Oh, I’m not sure I can limit it to one. Well, the first one is going to be what every other writer says: Just keep writing. And it sounds so trite and cliche, but it’s true. You gotta write a lot to even discover your own style. You have to write enough to learn your voice and who you are, things like that.
But the second thing I would say is be very, very, very careful not to get too high or too low with what other people say. Be very teachable with the people who know and critique – be very teachable. Because they know what they’re talking about.
And do not get too excited if your fans think it’s awesome, because the truth is, your mother and your grandmother and your Aunt Betty are always going to say it’s great. But that’s not helpful. You need to know what’s wrong with it so you can improve your skills.

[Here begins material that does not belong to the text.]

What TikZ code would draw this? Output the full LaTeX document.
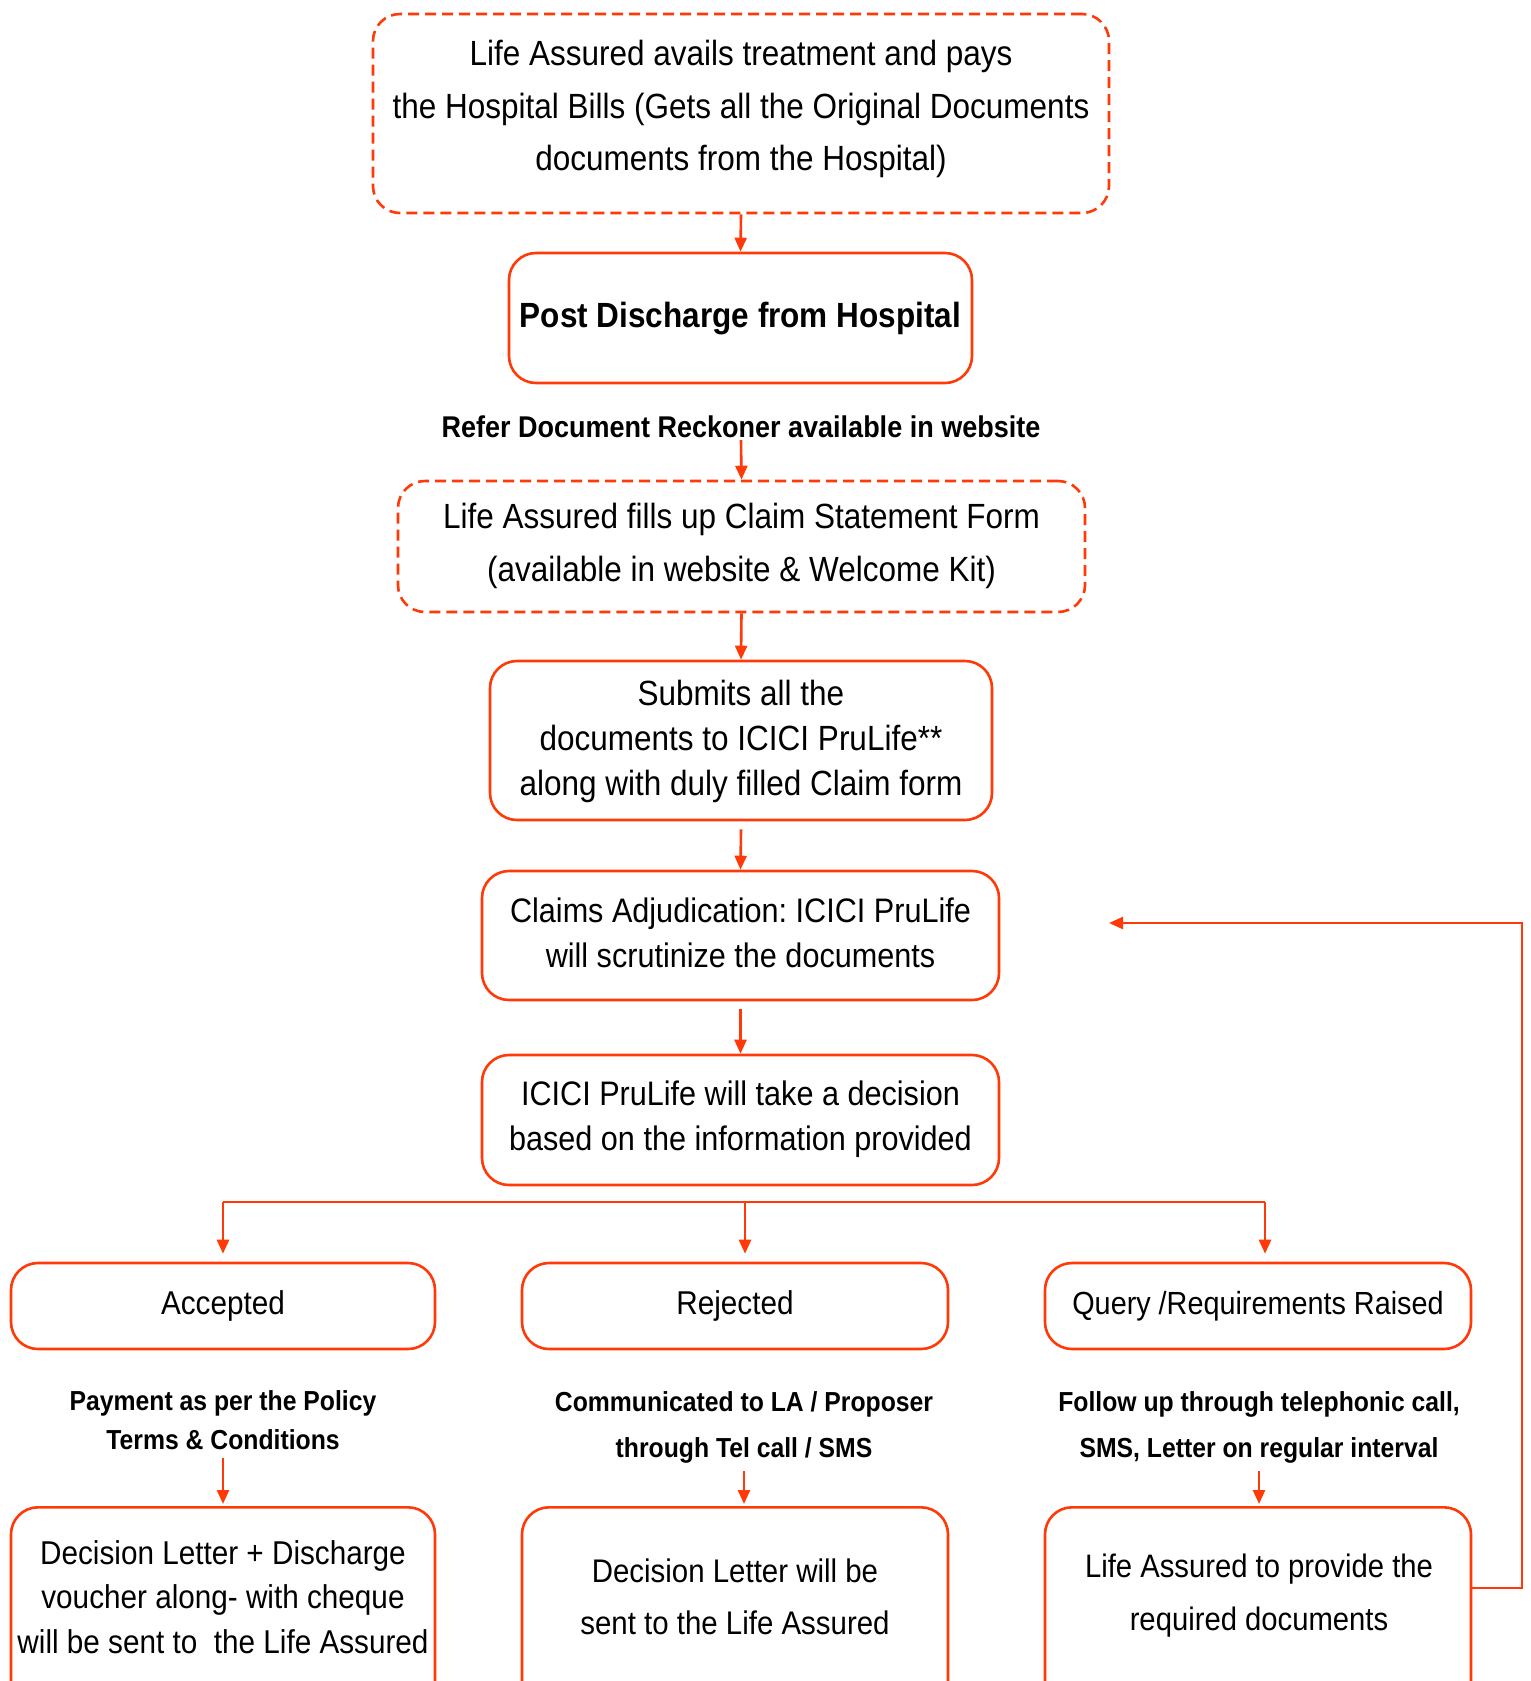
\documentclass[tikz,border=0pt]{standalone}
\usepackage{fontspec}
\setmainfont{Liberation Sans}[FakeStretch=0.9]
\usetikzlibrary{arrows.meta}
\definecolor{oc}{RGB}{255,58,8}
\begin{document}
\frenchspacing
\begin{tikzpicture}[x=1pt,y=-1pt,
  box/.style={draw=oc, line width=2.6pt, rounded corners=27pt, align=center, inner sep=0pt},
  dbox/.style={box, dash pattern=on 11pt off 6pt},
  txt/.style={font=\fontsize{33}{45}\selectfont, align=center, inner sep=0pt},
  lbl/.style={font=\fontsize{27.5}{39}\selectfont\bfseries, align=center, inner sep=0pt},
  arr/.style={draw=oc, line width=2.6pt, -{Triangle[width=12pt,length=14pt]}},
  ln/.style={draw=oc, line width=2.8pt}
]
\useasboundingbox (0,0) rectangle (1531,1681);
\clip (0,0) rectangle (1531,1681);

% top
\node[dbox, minimum width=736pt, minimum height=199pt] (top) at (741,113.5) {};
\node[txt, font=\fontsize{35}{52.5}\selectfont] (topt) at (741,109) {Life Assured avails treatment and pays\\the Hospital Bills (Gets all the Original Documents\\documents from the Hospital)};

\node[box, minimum width=463pt, minimum height=130pt] (post) at (740.5,318) {};
\node[txt, font=\fontsize{35}{45}\selectfont\bfseries] (postt) at (740.5,319) {Post Discharge from Hospital};

\node[lbl, font=\fontsize{30}{39}\selectfont\bfseries] (refer) at (741,427) {Refer Document Reckoner available in website};

\node[dbox, minimum width=687pt, minimum height=131pt] (form) at (741.5,546.5) {};
\node[txt, font=\fontsize{35}{53}\selectfont] (formt) at (741.5,545.5) {Life Assured fills up Claim Statement Form\\(available in website \& Welcome Kit)};

\node[box, minimum width=502pt, minimum height=159pt] (sub) at (741,740.5) {};
\node[txt, font=\fontsize{35}{45}\selectfont] (subt) at (741,741) {Submits all the\\documents to ICICI PruLife**\\along with duly filled Claim form};

\node[box, minimum width=517pt, minimum height=129pt] (adj) at (740.5,935.5) {};
\node[txt, font=\fontsize{34}{45}\selectfont] (adjt) at (740.5,933) {Claims Adjudication: ICICI PruLife\\will scrutinize the documents};

\node[box, minimum width=517pt, minimum height=130pt] (dec) at (740.5,1120) {};
\node[txt, font=\fontsize{34}{45}\selectfont] (dect) at (740.5,1119.5) {ICICI PruLife will take a decision\\based on the information provided};

% row of outcomes
\node[box, minimum width=424pt, minimum height=86pt] (acc) at (223,1306) {};
\node[txt] (acct) at (223,1306) {Accepted};
\node[box, minimum width=426pt, minimum height=86pt] (rej) at (735,1306) {};
\node[txt] (rejt) at (735,1306) {Rejected};
\node[box, minimum width=426pt, minimum height=86pt] (qry) at (1258,1306) {};
\node[txt, font=\fontsize{32}{45}\selectfont] (qryt) at (1258,1306) {Query /Requirements Raised};

% labels
\node[lbl, font=\fontsize{27.5}{39}\selectfont\bfseries] (accl) at (223,1420) {Payment as per the Policy\\Terms \& Conditions};
\node[lbl, font=\fontsize{27.5}{46}\selectfont\bfseries] (rejl) at (744,1427) {Communicated to LA / Proposer\\through Tel call / SMS};
\node[lbl, font=\fontsize{27.5}{46}\selectfont\bfseries] (qryl) at (1259,1427) {Follow up through telephonic call,\\SMS, Letter on regular interval};

% bottom boxes (cut off)
\node[box, minimum width=424pt, minimum height=240pt, anchor=north] (accb) at (223,1506) {};
\node[txt, font=\fontsize{33}{44.5}\selectfont] (accbt) at (223,1597) {Decision Letter + Discharge\\voucher along- with cheque\\will be sent to \ the Life Assured};
\node[box, minimum width=426pt, minimum height=240pt, anchor=north] (rejb) at (735,1506) {};
\node[txt, font=\fontsize{32.7}{52}\selectfont] (rejbt) at (735,1597) {Decision Letter will be\\sent to the Life Assured};
\node[box, minimum width=426pt, minimum height=240pt, anchor=north] (qryb) at (1258,1506) {};
\node[txt, font=\fontsize{32.5}{53}\selectfont] (qrybt) at (1259,1595.5) {Life Assured to provide the\\required documents};

% connectors
\draw[arr] (top.south) -- (post.north);
\draw[arr] ([yshift=-2pt]refer.south) -- (form.north);
\draw[arr] (form.south) -- (sub.north);
\draw[arr] ([yshift=-8pt]sub.south) -- (adj.north);
\draw[arr] ([yshift=-8pt]adj.south) -- (dec.north);

\coordinate (bl) at (223,1202);
\coordinate (bm) at (745,1202);
\coordinate (br) at (1265,1202);
\draw[ln] (bl) -- (br);
\draw[arr] (bl) -- ([yshift=8pt]bl |- acc.north);
\draw[arr] (bm) -- ([yshift=8pt]bm |- rej.north);
\draw[arr] (br) -- ([yshift=8pt]br |- qry.north);

\draw[arr] ([yshift=-8pt]accl.south) -- ([yshift=2pt]accl.south |- accb.north);
\draw[arr] ([yshift=-8pt]rejl.south) -- ([yshift=2pt]rejl.south |- rejb.north);
\draw[arr] ([yshift=-8pt]qryl.south) -- ([yshift=2pt]qryl.south |- qryb.north);

\coordinate (fbend) at (1109,923);
\draw[arr] ([yshift=-82pt]qryb.north east) -| (1522,923) -- (fbend);
\end{tikzpicture}
\end{document}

Not everything a critic tells you is right, but you need to be willing to at least listen to them and say, “Maybe they are.”
There were some things in my stories that used to be my favorite, and I would think, “this is the highlight of the chapter,” or the page, or whatever. But I had to remove it. Everyone was saying I had to chop that branch off; prune it out of there. Maybe I liked it, but it didn’t really help the story. And they were right.
So be real teachable, and do not take it personally. Write, write, write; listen, listen, listen – that’s about the best you can probably do.